[AIM OF THE TASK]
Leaving out every picture, quote the data below exactly as it appears.
==============================
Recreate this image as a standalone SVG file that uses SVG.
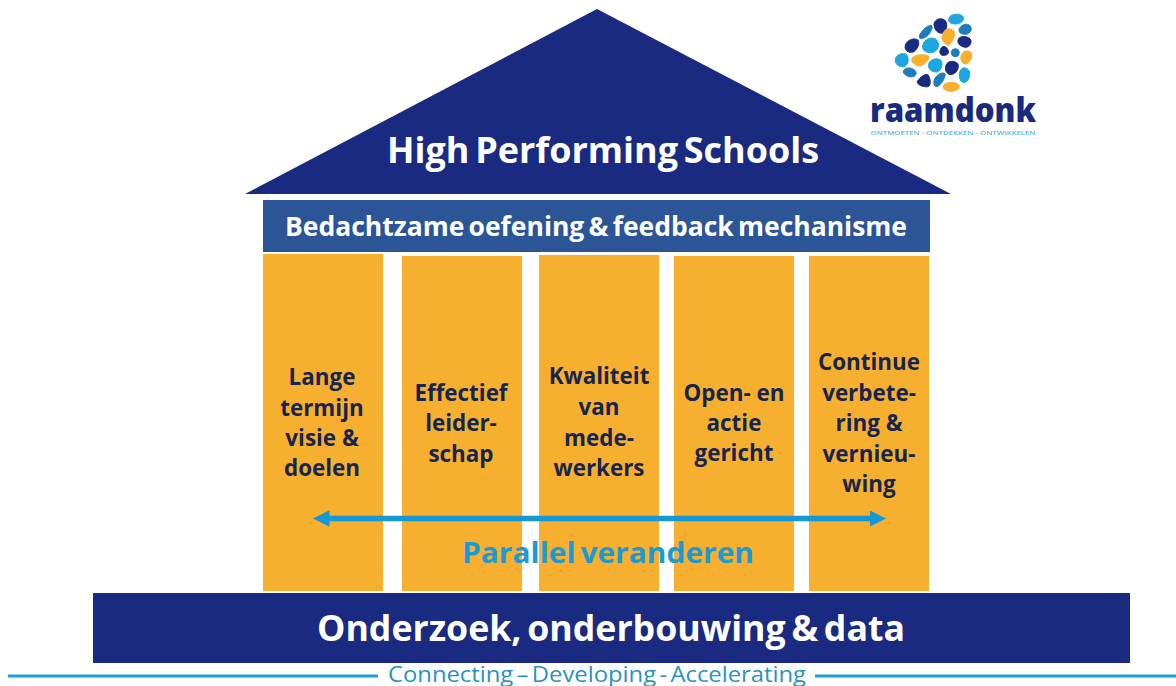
<svg xmlns="http://www.w3.org/2000/svg" width="1176" height="686" viewBox="0 0 1176 686">
<style>
text{font-family:"Open Sans","Noto Sans",sans-serif;text-anchor:middle}
.nv{fill:#1a2a80}.or{fill:#f7af30}
.pl{font-size:22.400px;font-weight:700;fill:#16254f}
.w{fill:#fff;font-weight:700;word-spacing:-.1em}
.lb{fill:#1ea7de;stroke:#1ea7de;stroke-width:3}.mb{fill:#1b7dbb;stroke:#1b7dbb;stroke-width:3}.dk{fill:#1a2a80;stroke:#1a2a80;stroke-width:3}.og{fill:#f7af30;stroke:#f7af30;stroke-width:3}
</style>
<defs><marker id="ah" markerWidth="3.100" markerHeight="3.100" refX="1" refY="1.500" orient="auto-start-reverse"><path d="M0 0L3 1.500L0 3z" fill="#1598d6"/></marker></defs>
<rect width="1176" height="686" fill="#fff"/>
<g id="roof"><polygon class="nv" points="597,9 951,194 245,194"/><text class="w" x="603" y="163" font-size="35" textLength="432" lengthAdjust="spacingAndGlyphs">High Performing Schools</text></g>
<g id="beam"><rect x="263" y="200" width="667" height="52" fill="#2b5597"/><text class="w" x="596" y="236" font-size="26" textLength="622" lengthAdjust="spacingAndGlyphs">Bedachtzame oefening &amp; feedback mechanisme</text></g>
<g id="pillar1"><rect class="or" x="263" y="254" width="120" height="337"/><text class="pl"><tspan x="322" y="385">Lange</tspan><tspan x="322" y="416">termijn</tspan><tspan x="322" y="446">visie &amp;</tspan><tspan x="322" y="476">doelen</tspan></text></g>
<g id="pillar2"><rect class="or" x="402" y="256" width="120" height="335"/><text class="pl"><tspan x="461" y="401">Effectief</tspan><tspan x="461" y="431">leider-</tspan><tspan x="461" y="462">schap</tspan></text></g>
<g id="pillar3"><rect class="or" x="539" y="255" width="120" height="336"/><text class="pl"><tspan x="599" y="384">Kwaliteit</tspan><tspan x="599" y="415">van</tspan><tspan x="599" y="446">mede-</tspan><tspan x="599" y="476">werkers</tspan></text></g>
<g id="pillar4"><rect class="or" x="674" y="256" width="120" height="335"/><text class="pl"><tspan x="734" y="401">Open- en</tspan><tspan x="734" y="431">actie</tspan><tspan x="734" y="461">gericht</tspan></text></g>
<g id="pillar5"><rect class="or" x="809" y="256" width="120" height="335"/><text class="pl"><tspan x="869" y="370">Continue</tspan><tspan x="869" y="401">verbete-</tspan><tspan x="869" y="431">ring &amp;</tspan><tspan x="869" y="462">vernieu-</tspan><tspan x="869" y="492">wing</tspan></text></g>
<g id="connectors"><line x1="324" y1="518.500" x2="875" y2="518.500" stroke="#1598d6" stroke-width="5.500" marker-start="url(#ah)" marker-end="url(#ah)"/></g>
<g id="parallel"><text x="608" y="563" font-size="29" font-weight="700" fill="#1d9ad2" style="word-spacing:-.1em" textLength="292" lengthAdjust="spacingAndGlyphs">Parallel veranderen</text></g>
<g id="foundation"><rect x="93" y="593" width="1037" height="70" fill="#1a2a80"/><text class="w" x="611" y="641" font-size="36" textLength="588" lengthAdjust="spacingAndGlyphs">Onderzoek, onderbouwing &amp; data</text></g>
<g id="footer"><line x1="8" y1="676" x2="378" y2="676" stroke="#1a9fd4" stroke-width="3"/><line x1="815" y1="676" x2="1176" y2="676" stroke="#1a9fd4" stroke-width="3"/><text x="597" y="682" font-size="21.500" fill="#2a93bd" style="word-spacing:-.12em" textLength="418" lengthAdjust="spacingAndGlyphs">Connecting – Developing - Accelerating</text></g>
<g id="logo">
<g transform="translate(890 8) scale(.3333)">
<path class="lb" d="M176 32C180 18 205 14 218 24C226 34 216 46 200 48C186 49 174 44 176 32Z"/>
<path class="dk" d="M132 48C134 34 152 28 164 36C174 46 172 66 160 74C148 80 132 68 132 48Z"/>
<path class="mb" d="M208 62C216 46 238 44 243 58C246 70 236 80 224 79C212 78 204 72 208 62Z"/>
<path class="mb" d="M88 84C94 68 112 52 124 52C130 58 124 72 112 84C102 92 86 96 88 84Z"/>
<path class="og" d="M166 66C174 60 186 62 194 72C196 84 184 106 176 112C166 110 154 96 156 88C158 78 160 72 166 66Z"/>
<path class="dk" d="M204 96C206 84 228 82 240 92C248 102 240 118 226 118C212 116 202 108 204 96Z"/>
<path class="dk" d="M46 112C50 96 72 88 84 96C90 106 84 124 70 132C56 136 42 128 46 112Z"/>
<path class="lb" d="M98 112C102 94 124 84 138 94C150 106 148 124 132 132C114 138 94 130 98 112Z"/>
<path class="dk" d="M150 128C152 116 164 110 172 122C178 132 176 140 164 142C154 144 148 138 150 128Z"/>
<circle class="mb" cx="196" cy="134" r="12"/>
<path class="og" d="M214 140C220 126 240 126 245 136C247 150 240 166 226 168C214 166 210 152 214 140Z"/>
<path class="lb" d="M16 154C18 140 38 132 50 140C58 152 56 170 42 176C26 178 14 168 16 154Z"/>
<path class="og" d="M66 150C78 138 106 138 116 144C118 156 104 172 88 174C74 172 62 162 66 150Z"/>
<path class="lb" d="M116 168C120 154 140 148 152 156C160 166 156 186 142 192C126 194 112 182 116 168Z"/>
<path class="dk" d="M168 172C172 158 194 156 204 168C208 184 198 198 182 200C168 198 164 186 168 172Z"/>
<path class="lb" d="M210 190C214 176 232 176 238 190C242 204 236 220 222 224C208 222 206 204 210 190Z"/>
<path class="mb" d="M42 186C50 176 70 178 78 192C80 204 70 208 58 206C46 202 36 196 42 186Z"/>
<path class="dk" d="M82 220C90 208 104 196 114 200C122 212 124 232 114 236C102 238 80 232 82 220Z"/>
<path class="mb" d="M134 212C142 200 156 190 166 198C164 212 154 232 140 236C130 234 130 222 134 212Z"/>
<path class="og" d="M160 232C172 220 198 220 208 232C210 244 192 252 178 250C166 248 156 242 160 232Z"/>
</g>
<text x="953" y="122" font-size="34" font-weight="800" fill="#1a2a7c" textLength="166" lengthAdjust="spacingAndGlyphs">raamdonk</text>
<text x="953" y="135" font-size="5.500" font-weight="600" fill="#5bb5d8" textLength="165" lengthAdjust="spacingAndGlyphs">ONTMOETEN - ONTDEKKEN - ONTWIKKELEN</text>
</g>
</svg>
==============================
[PROBLEM SOLUTION]
Recreate this image as a standalone SVG file that uses SVG.
<svg xmlns="http://www.w3.org/2000/svg" width="1176" height="686" viewBox="0 0 1176 686">
<style>
text{font-family:"Open Sans","Noto Sans",sans-serif;text-anchor:middle}
.nv{fill:#1a2a80}.or{fill:#f7af30}
.pl{font-size:22.400px;font-weight:700;fill:#16254f}
.w{fill:#fff;font-weight:700;word-spacing:-.1em}
.lb{fill:#1ea7de;stroke:#1ea7de;stroke-width:3}.mb{fill:#1b7dbb;stroke:#1b7dbb;stroke-width:3}.dk{fill:#1a2a80;stroke:#1a2a80;stroke-width:3}.og{fill:#f7af30;stroke:#f7af30;stroke-width:3}
</style>
<defs><marker id="ah" markerWidth="3.100" markerHeight="3.100" refX="1" refY="1.500" orient="auto-start-reverse"><path d="M0 0L3 1.500L0 3z" fill="#1598d6"/></marker></defs>
<rect width="1176" height="686" fill="#fff"/>
<g id="roof"><polygon class="nv" points="597,9 951,194 245,194"/><text class="w" x="603" y="163" font-size="35" textLength="432" lengthAdjust="spacingAndGlyphs">High Performing Schools</text></g>
<g id="beam"><rect x="263" y="200" width="667" height="52" fill="#2b5597"/><text class="w" x="596" y="236" font-size="26" textLength="622" lengthAdjust="spacingAndGlyphs">Bedachtzame oefening &amp; feedback mechanisme</text></g>
<g id="pillar1"><rect class="or" x="263" y="254" width="120" height="337"/><text class="pl"><tspan x="322" y="385">Lange</tspan><tspan x="322" y="416">termijn</tspan><tspan x="322" y="446">visie &amp;</tspan><tspan x="322" y="476">doelen</tspan></text></g>
<g id="pillar2"><rect class="or" x="402" y="256" width="120" height="335"/><text class="pl"><tspan x="461" y="401">Effectief</tspan><tspan x="461" y="431">leider-</tspan><tspan x="461" y="462">schap</tspan></text></g>
<g id="pillar3"><rect class="or" x="539" y="255" width="120" height="336"/><text class="pl"><tspan x="599" y="384">Kwaliteit</tspan><tspan x="599" y="415">van</tspan><tspan x="599" y="446">mede-</tspan><tspan x="599" y="476">werkers</tspan></text></g>
<g id="pillar4"><rect class="or" x="674" y="256" width="120" height="335"/><text class="pl"><tspan x="734" y="401">Open- en</tspan><tspan x="734" y="431">actie</tspan><tspan x="734" y="461">gericht</tspan></text></g>
<g id="pillar5"><rect class="or" x="809" y="256" width="120" height="335"/><text class="pl"><tspan x="869" y="370">Continue</tspan><tspan x="869" y="401">verbete-</tspan><tspan x="869" y="431">ring &amp;</tspan><tspan x="869" y="462">vernieu-</tspan><tspan x="869" y="492">wing</tspan></text></g>
<g id="connectors"><line x1="324" y1="518.500" x2="875" y2="518.500" stroke="#1598d6" stroke-width="5.500" marker-start="url(#ah)" marker-end="url(#ah)"/></g>
<g id="parallel"><text x="608" y="563" font-size="29" font-weight="700" fill="#1d9ad2" style="word-spacing:-.1em" textLength="292" lengthAdjust="spacingAndGlyphs">Parallel veranderen</text></g>
<g id="foundation"><rect x="93" y="593" width="1037" height="70" fill="#1a2a80"/><text class="w" x="611" y="641" font-size="36" textLength="588" lengthAdjust="spacingAndGlyphs">Onderzoek, onderbouwing &amp; data</text></g>
<g id="footer"><line x1="8" y1="676" x2="378" y2="676" stroke="#1a9fd4" stroke-width="3"/><line x1="815" y1="676" x2="1176" y2="676" stroke="#1a9fd4" stroke-width="3"/><text x="597" y="682" font-size="21.500" fill="#2a93bd" style="word-spacing:-.12em" textLength="418" lengthAdjust="spacingAndGlyphs">Connecting – Developing - Accelerating</text></g>
<g id="logo">
<g transform="translate(890 8) scale(.3333)">
<path class="lb" d="M176 32C180 18 205 14 218 24C226 34 216 46 200 48C186 49 174 44 176 32Z"/>
<path class="dk" d="M132 48C134 34 152 28 164 36C174 46 172 66 160 74C148 80 132 68 132 48Z"/>
<path class="mb" d="M208 62C216 46 238 44 243 58C246 70 236 80 224 79C212 78 204 72 208 62Z"/>
<path class="mb" d="M88 84C94 68 112 52 124 52C130 58 124 72 112 84C102 92 86 96 88 84Z"/>
<path class="og" d="M166 66C174 60 186 62 194 72C196 84 184 106 176 112C166 110 154 96 156 88C158 78 160 72 166 66Z"/>
<path class="dk" d="M204 96C206 84 228 82 240 92C248 102 240 118 226 118C212 116 202 108 204 96Z"/>
<path class="dk" d="M46 112C50 96 72 88 84 96C90 106 84 124 70 132C56 136 42 128 46 112Z"/>
<path class="lb" d="M98 112C102 94 124 84 138 94C150 106 148 124 132 132C114 138 94 130 98 112Z"/>
<path class="dk" d="M150 128C152 116 164 110 172 122C178 132 176 140 164 142C154 144 148 138 150 128Z"/>
<circle class="mb" cx="196" cy="134" r="12"/>
<path class="og" d="M214 140C220 126 240 126 245 136C247 150 240 166 226 168C214 166 210 152 214 140Z"/>
<path class="lb" d="M16 154C18 140 38 132 50 140C58 152 56 170 42 176C26 178 14 168 16 154Z"/>
<path class="og" d="M66 150C78 138 106 138 116 144C118 156 104 172 88 174C74 172 62 162 66 150Z"/>
<path class="lb" d="M116 168C120 154 140 148 152 156C160 166 156 186 142 192C126 194 112 182 116 168Z"/>
<path class="dk" d="M168 172C172 158 194 156 204 168C208 184 198 198 182 200C168 198 164 186 168 172Z"/>
<path class="lb" d="M210 190C214 176 232 176 238 190C242 204 236 220 222 224C208 222 206 204 210 190Z"/>
<path class="mb" d="M42 186C50 176 70 178 78 192C80 204 70 208 58 206C46 202 36 196 42 186Z"/>
<path class="dk" d="M82 220C90 208 104 196 114 200C122 212 124 232 114 236C102 238 80 232 82 220Z"/>
<path class="mb" d="M134 212C142 200 156 190 166 198C164 212 154 232 140 236C130 234 130 222 134 212Z"/>
<path class="og" d="M160 232C172 220 198 220 208 232C210 244 192 252 178 250C166 248 156 242 160 232Z"/>
</g>
<text x="953" y="122" font-size="34" font-weight="800" fill="#1a2a7c" textLength="166" lengthAdjust="spacingAndGlyphs">raamdonk</text>
<text x="953" y="135" font-size="5.500" font-weight="600" fill="#5bb5d8" textLength="165" lengthAdjust="spacingAndGlyphs">ONTMOETEN - ONTDEKKEN - ONTWIKKELEN</text>
</g>
</svg>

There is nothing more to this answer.